Jerusalem, 7th April 189-.

My… – We left Ramleh early this brisk, fresh morning, the air full of scent from the wildflowers. Frère Benoît, the Flemish Franciscan who met us on board the steamer, came with us, and an English lady who had all but broken down the day before through the jolting of a shandrydan that had been palmed off on her and her husband at Jaffa. So with the friar and Mrs. G – inside, W. on the box, and Mr. G – following in the aforesaid shandrydan with Isaac, we set off in the usual whip-cracking, shouting, and prancing manner for

JERUSALEM!

The first point of interest I was looking for was Ajalon. As we dipped down from one of the hills traversed by the road in steep zigzags it unfolded its fresh loveliness on our left, but we could not see the actual site of Joshua’s battle, as it was too deep in the folds of the hills. This view was, perhaps, the loveliest of all, and nothing could be fresher than those cornfields and rich spaces of ploughed earth in the light that streamed down from so pure a sky. Now and then a single horseman with the well-known long gun inlaid with mother-of-pearl, and with his Arab all over tassels, dashed past us, doing “fantasia” to impress us strangers. The proceeding was never without success as far as I was concerned.
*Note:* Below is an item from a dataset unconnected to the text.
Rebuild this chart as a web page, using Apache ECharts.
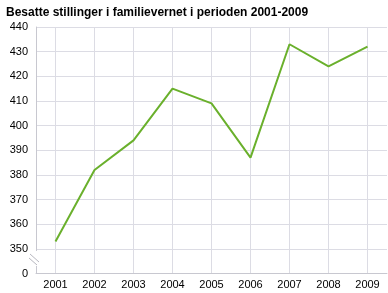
<!DOCTYPE html>
<html>
<head>
<meta charset="utf-8">
<script src="https://cdn.jsdelivr.net/npm/echarts@6/dist/echarts.min.js"></script>
<style>
  html, body { margin: 0; padding: 0; background: #fff; }
  #chart { width: 388px; height: 293px; }
</style>
</head>
<body>
<div id="chart"></div>
<script>
const years = ['2001', '2002', '2003', '2004', '2005', '2006', '2007', '2008', '2009'];
const positions = [353, 382, 394, 415, 409, 387, 433, 424, 432];
// the axis is broken: the bottom tick (340) stands for 0
const axisBottom = 340;
const axisTop = 440;

const chart = echarts.init(document.getElementById('chart'));

const option = {
  animation: false,
  textStyle: { fontFamily: 'Liberation Sans, Arial, sans-serif' },
  title: {
    text: 'Besatte stillinger i familievernet i perioden 2001-2009',
    left: 1,
    top: 2,
    textStyle: { fontSize: 12, fontWeight: 'bold', color: '#000' },
  },
  grid: { left: 36, right: 1, top: 27, bottom: 19.5 },
  xAxis: {
    type: 'category',
    data: years,
    boundaryGap: true,
    axisLine: { show: true, lineStyle: { color: '#c8c8d0' } },
    axisTick: { show: false, alignWithLabel: true },
    axisLabel: { color: '#000', fontSize: 11, margin: 6 },
    splitLine: { show: true, alignWithLabel: true, lineStyle: { color: '#dcdce4', width: 1 } },
  },
  yAxis: {
    type: 'value',
    min: axisBottom,
    max: axisTop,
    interval: 10,
    axisLine: { show: true, lineStyle: { color: '#c8c8d0' } },
    axisTick: { show: false },
    axisLabel: {
      color: '#000',
      fontSize: 11,
      margin: 8,
      formatter: v => (v === axisBottom ? '0' : String(v)),
    },
    splitLine: {
      show: true,
      lineStyle: { color: '#dcdce4', width: 1 },
    },
  },
  graphic: [
    // axis break marks
    { type: 'rect', shape: { x: 28, y: 251, width: 12, height: 15 }, style: { fill: '#fff' }, z: 100 },
    { type: 'line', shape: { x1: 30, y1: 254, x2: 39, y2: 262 }, style: { stroke: '#b8b8c0', lineWidth: 1 }, z: 101 },
    { type: 'line', shape: { x1: 29, y1: 258, x2: 37, y2: 265 }, style: { stroke: '#b8b8c0', lineWidth: 1 }, z: 101 },
  ],
  series: [
    {
      type: 'line',
      data: positions,
      symbol: 'none',
      lineStyle: { color: '#6ab02c', width: 2 },
    },
  ],
};

chart.setOption(option);
</script>
</body>
</html>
At 9.30 we left the plain and at once entered the hills of Judea, which are much more uniformly stony than one would suppose them to be from a distance. We soon stopped at a wayside khan, about half-a-dozen Vetturinos being assembled in the yard, and all the horses were rested. We then began the ascent of the dear Hill Country, fragrant with memories of Mary on her journey made in haste from Nazareth. I did not expect such a long and high ascent, having failed to realise from description the immense altitude of the height of land that holds Jerusalem. “Things seen are mightier than things heard.” The wildflowers increased in beauty and variety, chief, I think, amongst them being the crimson anemones with black centre which tossed their gay heads everywhere in the mountain breeze. Olives and stones, stones and olives on all sides. Here and there a carob tree or a clump of tamarisk at a tomb. As we crested the first pass and looked back we saw the plains of Philistia, with Ramleh white in the sunshine and the sea beyond shining in a long flash of silver. Before us to the right soon loomed against the clouds the great tombs of the Maccabees, and away to our left on a high cone appeared, remote and awful, the “Tomb of Samuel,” a dominating feature over all the land.